(YOUR GOAL) Below is a listing; print exactly its lines from the one containing "Emit a LaTeX" down to the one containing "(0,0) rectangle (359,600);", both inclusive, with every picture left out.

(RECORDS FOR THIS TASK)

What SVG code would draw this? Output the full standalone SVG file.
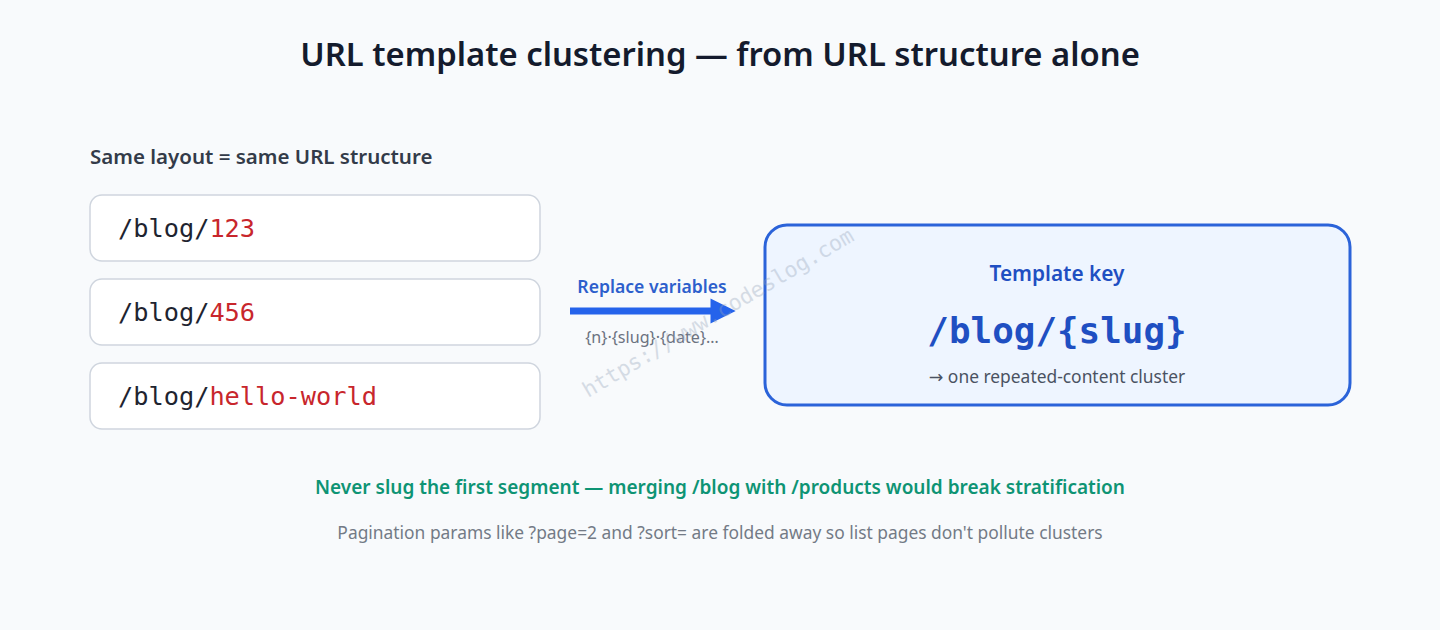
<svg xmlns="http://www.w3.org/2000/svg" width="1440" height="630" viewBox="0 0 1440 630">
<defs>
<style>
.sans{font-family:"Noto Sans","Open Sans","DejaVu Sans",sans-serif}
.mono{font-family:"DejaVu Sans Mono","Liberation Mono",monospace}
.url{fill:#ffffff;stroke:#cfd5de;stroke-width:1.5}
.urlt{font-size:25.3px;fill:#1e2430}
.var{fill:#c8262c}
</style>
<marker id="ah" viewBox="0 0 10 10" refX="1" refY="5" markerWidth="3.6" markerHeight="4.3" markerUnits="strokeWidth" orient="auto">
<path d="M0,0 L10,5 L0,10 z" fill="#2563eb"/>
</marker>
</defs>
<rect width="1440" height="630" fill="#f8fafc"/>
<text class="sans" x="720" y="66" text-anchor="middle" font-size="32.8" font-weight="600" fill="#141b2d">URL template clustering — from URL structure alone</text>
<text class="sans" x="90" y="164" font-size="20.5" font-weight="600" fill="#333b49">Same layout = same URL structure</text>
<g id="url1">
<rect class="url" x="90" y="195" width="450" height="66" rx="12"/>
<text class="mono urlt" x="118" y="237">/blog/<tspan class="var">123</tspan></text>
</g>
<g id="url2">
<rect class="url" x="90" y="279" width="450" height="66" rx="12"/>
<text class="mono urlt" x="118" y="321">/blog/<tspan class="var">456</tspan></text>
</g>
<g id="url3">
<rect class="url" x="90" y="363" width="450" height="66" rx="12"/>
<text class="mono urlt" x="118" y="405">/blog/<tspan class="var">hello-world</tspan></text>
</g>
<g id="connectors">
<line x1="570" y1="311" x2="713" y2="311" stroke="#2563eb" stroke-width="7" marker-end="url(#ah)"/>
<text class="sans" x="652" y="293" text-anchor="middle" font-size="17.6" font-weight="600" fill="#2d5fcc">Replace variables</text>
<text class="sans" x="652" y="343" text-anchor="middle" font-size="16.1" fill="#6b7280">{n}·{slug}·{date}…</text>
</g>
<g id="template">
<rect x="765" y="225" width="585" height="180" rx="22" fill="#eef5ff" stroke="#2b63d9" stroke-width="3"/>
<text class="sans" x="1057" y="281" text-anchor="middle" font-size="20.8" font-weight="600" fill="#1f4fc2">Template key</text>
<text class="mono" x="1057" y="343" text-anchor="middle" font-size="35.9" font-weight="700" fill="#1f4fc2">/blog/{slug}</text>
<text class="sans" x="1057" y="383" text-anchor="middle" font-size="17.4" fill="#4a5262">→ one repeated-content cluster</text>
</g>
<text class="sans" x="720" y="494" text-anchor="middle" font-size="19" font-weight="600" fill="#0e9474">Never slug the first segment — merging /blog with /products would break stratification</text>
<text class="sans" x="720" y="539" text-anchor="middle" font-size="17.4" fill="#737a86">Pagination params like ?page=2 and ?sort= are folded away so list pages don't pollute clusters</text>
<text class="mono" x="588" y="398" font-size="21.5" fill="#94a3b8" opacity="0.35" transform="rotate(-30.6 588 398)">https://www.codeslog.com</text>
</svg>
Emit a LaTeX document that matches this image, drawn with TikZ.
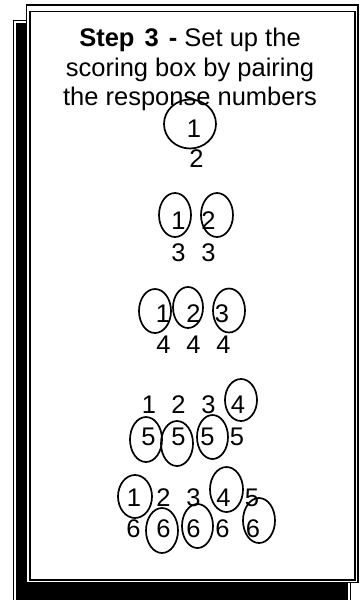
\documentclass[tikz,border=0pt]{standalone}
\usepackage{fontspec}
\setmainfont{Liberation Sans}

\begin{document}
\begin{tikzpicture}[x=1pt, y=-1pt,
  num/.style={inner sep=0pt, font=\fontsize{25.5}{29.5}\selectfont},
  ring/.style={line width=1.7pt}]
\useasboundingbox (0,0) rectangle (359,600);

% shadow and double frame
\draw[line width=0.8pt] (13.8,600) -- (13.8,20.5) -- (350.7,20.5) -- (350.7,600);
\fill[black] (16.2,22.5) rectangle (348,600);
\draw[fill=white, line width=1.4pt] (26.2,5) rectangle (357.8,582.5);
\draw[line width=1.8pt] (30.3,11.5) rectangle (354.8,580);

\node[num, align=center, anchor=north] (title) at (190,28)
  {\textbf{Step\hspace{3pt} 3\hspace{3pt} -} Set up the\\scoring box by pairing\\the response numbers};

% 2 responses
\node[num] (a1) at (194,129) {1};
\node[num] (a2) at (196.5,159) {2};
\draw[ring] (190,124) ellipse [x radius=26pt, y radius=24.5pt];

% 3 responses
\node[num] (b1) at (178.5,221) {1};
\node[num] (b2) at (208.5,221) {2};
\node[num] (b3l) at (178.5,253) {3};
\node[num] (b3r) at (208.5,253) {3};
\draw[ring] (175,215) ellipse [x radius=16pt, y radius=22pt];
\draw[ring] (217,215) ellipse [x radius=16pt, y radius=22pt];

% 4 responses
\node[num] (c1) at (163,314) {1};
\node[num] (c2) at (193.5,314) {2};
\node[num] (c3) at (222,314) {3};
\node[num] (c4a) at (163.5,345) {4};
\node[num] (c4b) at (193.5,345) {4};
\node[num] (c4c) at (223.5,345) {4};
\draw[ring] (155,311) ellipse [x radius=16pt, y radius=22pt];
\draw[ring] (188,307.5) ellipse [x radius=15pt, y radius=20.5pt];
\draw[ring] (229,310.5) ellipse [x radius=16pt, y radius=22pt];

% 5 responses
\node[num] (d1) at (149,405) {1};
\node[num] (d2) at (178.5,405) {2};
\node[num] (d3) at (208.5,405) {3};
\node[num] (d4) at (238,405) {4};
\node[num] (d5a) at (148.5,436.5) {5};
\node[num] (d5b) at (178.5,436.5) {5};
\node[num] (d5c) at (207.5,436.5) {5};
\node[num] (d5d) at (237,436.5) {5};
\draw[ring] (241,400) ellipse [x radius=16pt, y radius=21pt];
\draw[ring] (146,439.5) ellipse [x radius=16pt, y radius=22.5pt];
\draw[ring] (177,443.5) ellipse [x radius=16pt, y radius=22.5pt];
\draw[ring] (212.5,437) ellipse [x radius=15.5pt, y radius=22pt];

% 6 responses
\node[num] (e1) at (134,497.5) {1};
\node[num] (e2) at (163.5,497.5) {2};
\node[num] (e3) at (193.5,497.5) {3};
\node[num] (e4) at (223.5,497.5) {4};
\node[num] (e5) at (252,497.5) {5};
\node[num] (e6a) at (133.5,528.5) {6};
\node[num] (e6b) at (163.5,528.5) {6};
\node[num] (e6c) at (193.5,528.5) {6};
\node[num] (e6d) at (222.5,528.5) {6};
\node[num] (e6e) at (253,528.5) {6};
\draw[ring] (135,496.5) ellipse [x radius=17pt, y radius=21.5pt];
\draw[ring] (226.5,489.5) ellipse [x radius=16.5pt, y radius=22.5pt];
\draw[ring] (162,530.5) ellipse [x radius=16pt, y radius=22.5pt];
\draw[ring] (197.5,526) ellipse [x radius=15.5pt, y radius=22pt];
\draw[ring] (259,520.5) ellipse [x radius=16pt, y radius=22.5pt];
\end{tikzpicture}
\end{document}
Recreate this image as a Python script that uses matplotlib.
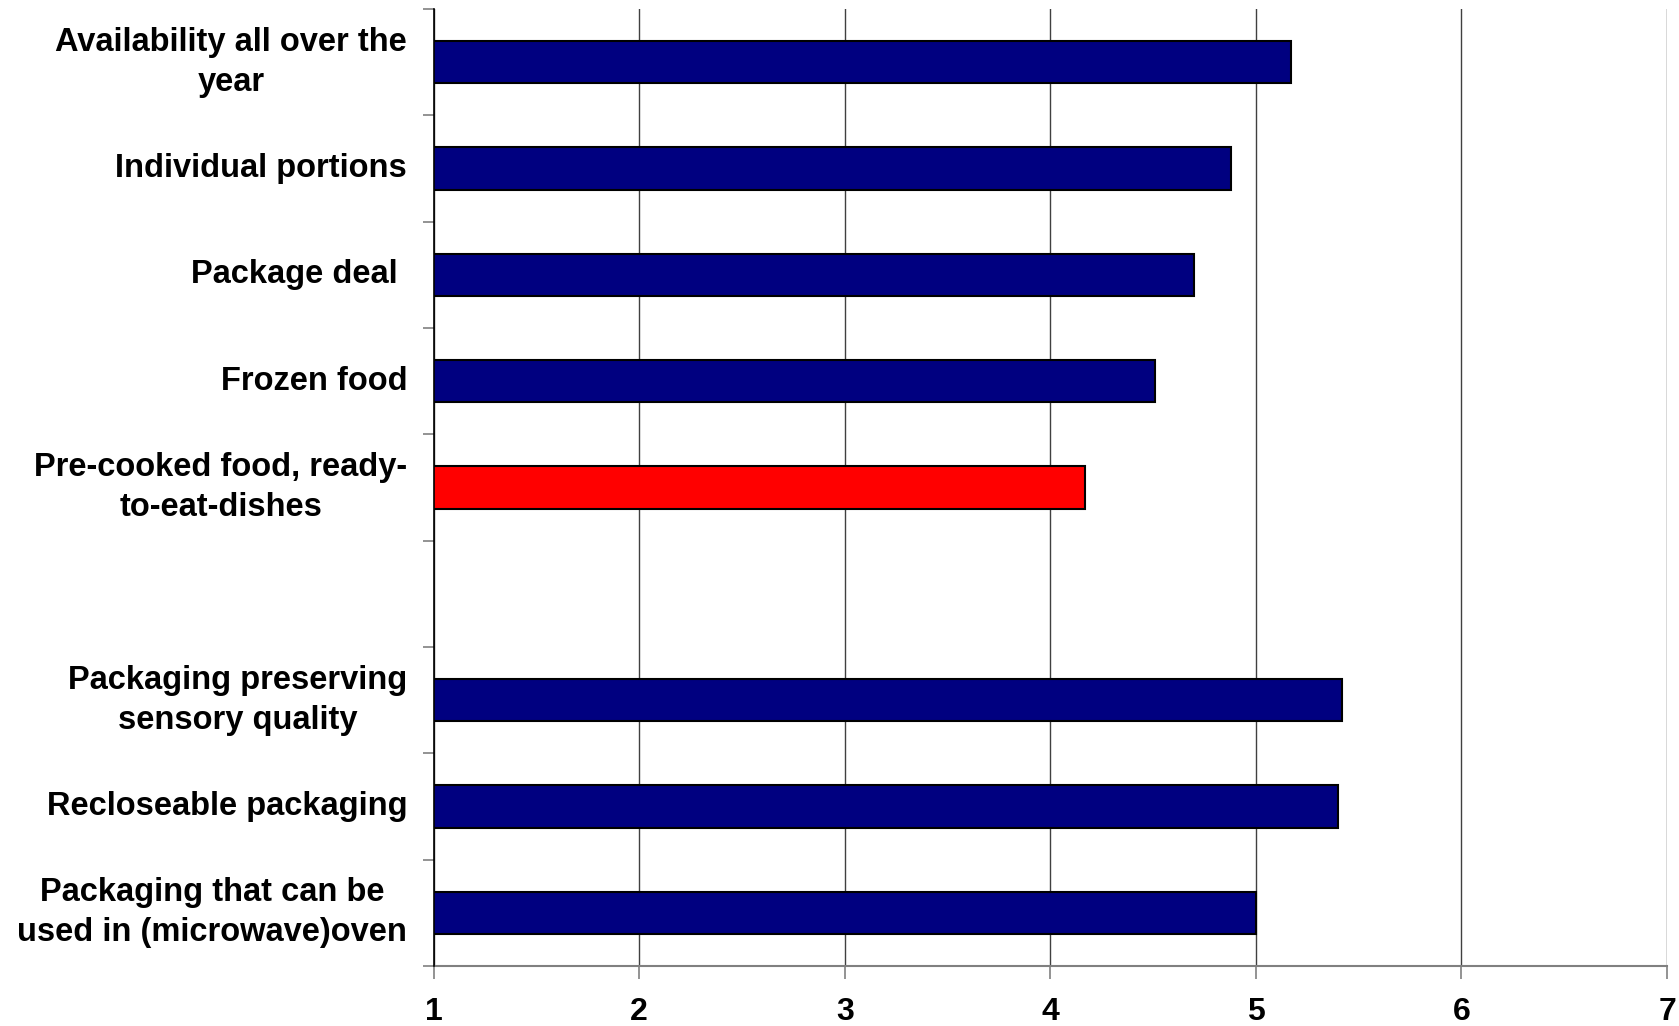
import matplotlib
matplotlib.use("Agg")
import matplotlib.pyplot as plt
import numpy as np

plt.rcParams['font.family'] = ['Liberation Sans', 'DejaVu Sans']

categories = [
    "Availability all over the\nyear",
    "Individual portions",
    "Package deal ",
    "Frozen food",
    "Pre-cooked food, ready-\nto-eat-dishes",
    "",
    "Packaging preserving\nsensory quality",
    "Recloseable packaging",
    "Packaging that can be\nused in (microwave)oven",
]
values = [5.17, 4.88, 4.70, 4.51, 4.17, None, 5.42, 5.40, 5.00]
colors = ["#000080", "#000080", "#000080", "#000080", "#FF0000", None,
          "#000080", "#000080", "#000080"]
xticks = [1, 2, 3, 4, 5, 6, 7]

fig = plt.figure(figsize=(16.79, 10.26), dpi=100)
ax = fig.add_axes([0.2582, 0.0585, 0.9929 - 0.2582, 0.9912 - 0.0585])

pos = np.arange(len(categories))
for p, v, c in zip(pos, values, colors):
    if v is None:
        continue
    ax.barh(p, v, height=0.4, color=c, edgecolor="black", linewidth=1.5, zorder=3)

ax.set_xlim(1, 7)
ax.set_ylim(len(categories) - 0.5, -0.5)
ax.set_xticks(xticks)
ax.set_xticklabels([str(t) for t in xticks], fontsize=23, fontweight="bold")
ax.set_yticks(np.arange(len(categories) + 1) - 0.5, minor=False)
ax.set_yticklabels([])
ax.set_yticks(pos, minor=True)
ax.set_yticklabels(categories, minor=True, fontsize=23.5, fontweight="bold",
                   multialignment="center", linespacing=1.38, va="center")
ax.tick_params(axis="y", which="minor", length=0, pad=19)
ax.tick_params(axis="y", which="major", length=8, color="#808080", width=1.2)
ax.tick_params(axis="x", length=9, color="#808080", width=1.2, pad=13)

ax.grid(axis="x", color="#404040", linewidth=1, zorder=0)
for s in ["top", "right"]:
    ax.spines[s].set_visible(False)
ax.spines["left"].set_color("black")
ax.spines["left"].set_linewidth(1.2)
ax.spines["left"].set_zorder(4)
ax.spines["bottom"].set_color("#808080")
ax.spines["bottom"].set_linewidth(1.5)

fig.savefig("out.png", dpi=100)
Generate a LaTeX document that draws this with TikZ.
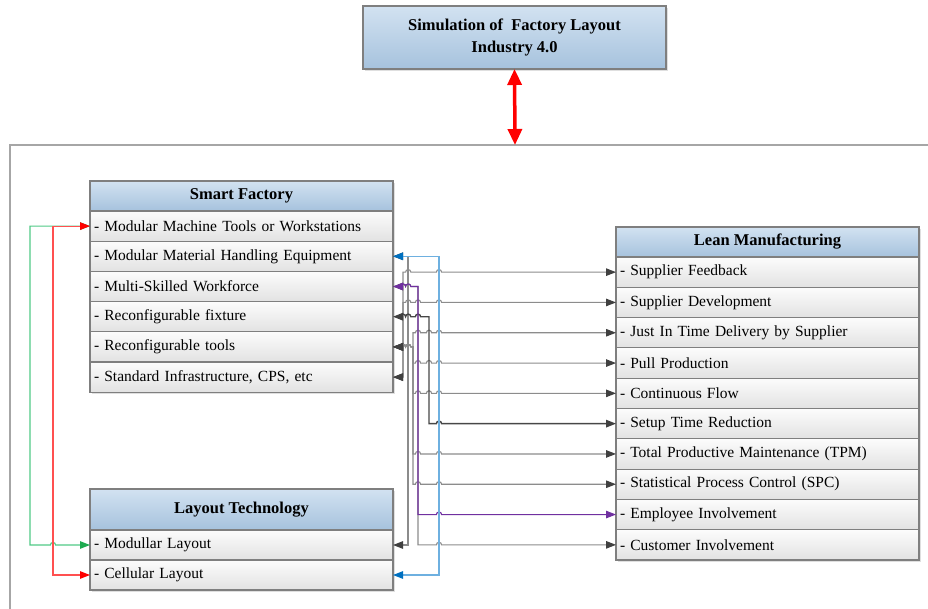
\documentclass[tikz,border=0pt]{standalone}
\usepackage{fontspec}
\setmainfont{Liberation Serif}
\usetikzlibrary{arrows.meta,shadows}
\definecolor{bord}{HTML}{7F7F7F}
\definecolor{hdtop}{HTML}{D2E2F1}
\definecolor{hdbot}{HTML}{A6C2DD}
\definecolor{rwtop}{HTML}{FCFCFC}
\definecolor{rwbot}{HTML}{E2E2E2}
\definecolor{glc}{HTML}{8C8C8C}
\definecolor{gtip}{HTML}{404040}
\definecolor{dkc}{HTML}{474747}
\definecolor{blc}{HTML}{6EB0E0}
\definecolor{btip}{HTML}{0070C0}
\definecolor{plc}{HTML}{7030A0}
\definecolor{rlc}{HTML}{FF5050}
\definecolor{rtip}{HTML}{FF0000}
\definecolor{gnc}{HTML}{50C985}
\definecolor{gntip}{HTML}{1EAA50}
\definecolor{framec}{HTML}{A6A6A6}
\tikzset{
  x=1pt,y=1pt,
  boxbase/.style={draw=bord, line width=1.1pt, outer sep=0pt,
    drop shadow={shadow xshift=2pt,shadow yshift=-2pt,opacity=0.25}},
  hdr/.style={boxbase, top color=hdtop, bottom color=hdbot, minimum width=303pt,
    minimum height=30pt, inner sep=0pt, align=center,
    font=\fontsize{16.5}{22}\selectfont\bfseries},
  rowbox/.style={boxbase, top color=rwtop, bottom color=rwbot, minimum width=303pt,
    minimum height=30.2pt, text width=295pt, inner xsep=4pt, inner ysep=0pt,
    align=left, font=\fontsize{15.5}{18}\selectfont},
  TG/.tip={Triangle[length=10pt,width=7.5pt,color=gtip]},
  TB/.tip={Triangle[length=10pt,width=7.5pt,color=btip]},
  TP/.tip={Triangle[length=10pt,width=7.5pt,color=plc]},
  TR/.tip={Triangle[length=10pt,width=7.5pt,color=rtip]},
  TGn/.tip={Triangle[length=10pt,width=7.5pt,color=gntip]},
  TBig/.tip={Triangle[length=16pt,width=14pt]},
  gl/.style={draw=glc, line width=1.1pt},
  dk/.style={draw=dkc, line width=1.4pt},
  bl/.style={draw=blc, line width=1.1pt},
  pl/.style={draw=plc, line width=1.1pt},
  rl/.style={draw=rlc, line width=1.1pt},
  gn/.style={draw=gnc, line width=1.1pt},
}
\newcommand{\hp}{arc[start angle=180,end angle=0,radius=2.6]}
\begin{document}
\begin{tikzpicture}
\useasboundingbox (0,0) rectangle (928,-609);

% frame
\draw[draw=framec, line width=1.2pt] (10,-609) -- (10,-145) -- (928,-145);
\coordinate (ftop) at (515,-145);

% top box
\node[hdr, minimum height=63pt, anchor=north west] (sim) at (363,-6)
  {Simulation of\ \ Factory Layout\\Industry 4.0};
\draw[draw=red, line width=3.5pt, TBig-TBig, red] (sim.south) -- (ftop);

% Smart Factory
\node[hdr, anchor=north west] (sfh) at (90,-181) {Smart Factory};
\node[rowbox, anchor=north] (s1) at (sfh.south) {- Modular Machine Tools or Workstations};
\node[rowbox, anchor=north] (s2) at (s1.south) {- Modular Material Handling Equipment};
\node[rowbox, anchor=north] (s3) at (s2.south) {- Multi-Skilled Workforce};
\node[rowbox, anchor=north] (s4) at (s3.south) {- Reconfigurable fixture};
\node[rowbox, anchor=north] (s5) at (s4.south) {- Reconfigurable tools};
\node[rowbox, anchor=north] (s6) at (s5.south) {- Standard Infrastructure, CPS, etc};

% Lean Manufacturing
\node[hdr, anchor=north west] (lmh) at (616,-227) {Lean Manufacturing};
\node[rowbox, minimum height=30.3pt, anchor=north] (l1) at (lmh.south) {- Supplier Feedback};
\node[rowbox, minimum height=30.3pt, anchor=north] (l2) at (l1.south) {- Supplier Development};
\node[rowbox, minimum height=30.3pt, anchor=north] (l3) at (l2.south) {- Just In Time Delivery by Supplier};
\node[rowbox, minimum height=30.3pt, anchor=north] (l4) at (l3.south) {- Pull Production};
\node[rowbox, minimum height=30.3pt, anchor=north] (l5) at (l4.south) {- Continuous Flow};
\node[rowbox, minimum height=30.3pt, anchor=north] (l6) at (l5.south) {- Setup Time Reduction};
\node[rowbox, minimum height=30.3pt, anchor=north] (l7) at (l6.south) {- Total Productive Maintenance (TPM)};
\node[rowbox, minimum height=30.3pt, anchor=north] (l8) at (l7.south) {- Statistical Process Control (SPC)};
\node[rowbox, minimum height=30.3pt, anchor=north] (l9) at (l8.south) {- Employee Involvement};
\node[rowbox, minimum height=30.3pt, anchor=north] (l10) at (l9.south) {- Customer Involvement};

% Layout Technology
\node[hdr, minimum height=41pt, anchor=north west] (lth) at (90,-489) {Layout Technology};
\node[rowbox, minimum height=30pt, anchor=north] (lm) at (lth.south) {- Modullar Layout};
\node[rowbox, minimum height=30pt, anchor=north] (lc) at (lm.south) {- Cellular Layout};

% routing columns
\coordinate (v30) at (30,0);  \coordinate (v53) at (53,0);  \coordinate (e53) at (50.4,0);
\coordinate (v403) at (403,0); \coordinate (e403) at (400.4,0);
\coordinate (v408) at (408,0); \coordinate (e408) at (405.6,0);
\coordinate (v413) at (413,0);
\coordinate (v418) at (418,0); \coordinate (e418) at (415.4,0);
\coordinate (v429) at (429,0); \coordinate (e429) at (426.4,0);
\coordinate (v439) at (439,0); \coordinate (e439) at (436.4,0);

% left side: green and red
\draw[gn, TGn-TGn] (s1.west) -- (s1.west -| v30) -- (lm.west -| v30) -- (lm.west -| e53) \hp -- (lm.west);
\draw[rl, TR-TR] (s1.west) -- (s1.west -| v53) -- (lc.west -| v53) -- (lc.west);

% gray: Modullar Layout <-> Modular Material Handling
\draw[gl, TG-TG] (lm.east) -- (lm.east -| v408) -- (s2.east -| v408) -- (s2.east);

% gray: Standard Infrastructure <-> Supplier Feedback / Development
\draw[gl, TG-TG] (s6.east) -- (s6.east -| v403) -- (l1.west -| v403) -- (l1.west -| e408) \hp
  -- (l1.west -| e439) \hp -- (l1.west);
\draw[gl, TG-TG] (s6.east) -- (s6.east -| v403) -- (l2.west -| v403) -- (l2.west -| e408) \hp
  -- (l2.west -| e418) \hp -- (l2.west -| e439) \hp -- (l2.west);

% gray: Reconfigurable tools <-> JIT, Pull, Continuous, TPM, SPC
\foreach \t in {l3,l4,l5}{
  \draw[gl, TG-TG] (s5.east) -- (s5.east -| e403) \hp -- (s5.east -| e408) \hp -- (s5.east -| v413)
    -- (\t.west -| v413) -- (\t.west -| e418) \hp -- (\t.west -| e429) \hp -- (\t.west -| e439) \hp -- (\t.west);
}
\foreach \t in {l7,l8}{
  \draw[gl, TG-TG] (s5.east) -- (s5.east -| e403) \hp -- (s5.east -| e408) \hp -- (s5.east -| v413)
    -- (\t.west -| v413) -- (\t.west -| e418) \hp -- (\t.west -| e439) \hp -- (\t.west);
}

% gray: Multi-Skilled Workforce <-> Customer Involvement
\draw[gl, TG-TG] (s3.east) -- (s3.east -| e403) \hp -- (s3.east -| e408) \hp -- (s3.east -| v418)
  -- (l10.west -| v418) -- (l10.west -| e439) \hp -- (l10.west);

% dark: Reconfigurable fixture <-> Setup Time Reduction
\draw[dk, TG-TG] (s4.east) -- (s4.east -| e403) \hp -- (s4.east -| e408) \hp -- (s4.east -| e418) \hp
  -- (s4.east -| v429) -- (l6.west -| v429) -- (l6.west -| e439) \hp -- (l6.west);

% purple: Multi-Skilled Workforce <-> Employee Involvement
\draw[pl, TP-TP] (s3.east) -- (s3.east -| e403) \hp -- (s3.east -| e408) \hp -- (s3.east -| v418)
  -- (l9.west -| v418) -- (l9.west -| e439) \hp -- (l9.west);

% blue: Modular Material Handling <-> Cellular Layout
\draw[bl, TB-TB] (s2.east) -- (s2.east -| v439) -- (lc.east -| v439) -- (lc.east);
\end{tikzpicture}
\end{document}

(THE REPLY)
Emit a LaTeX document that matches this image, drawn with TikZ.
\documentclass[tikz,border=0pt]{standalone}
\usepackage{fontspec}
\setmainfont{Liberation Sans}

\begin{document}
\begin{tikzpicture}[x=1pt, y=-1pt,
  num/.style={inner sep=0pt, font=\fontsize{25.5}{29.5}\selectfont},
  ring/.style={line width=1.7pt}]
\useasboundingbox (0,0) rectangle (359,600);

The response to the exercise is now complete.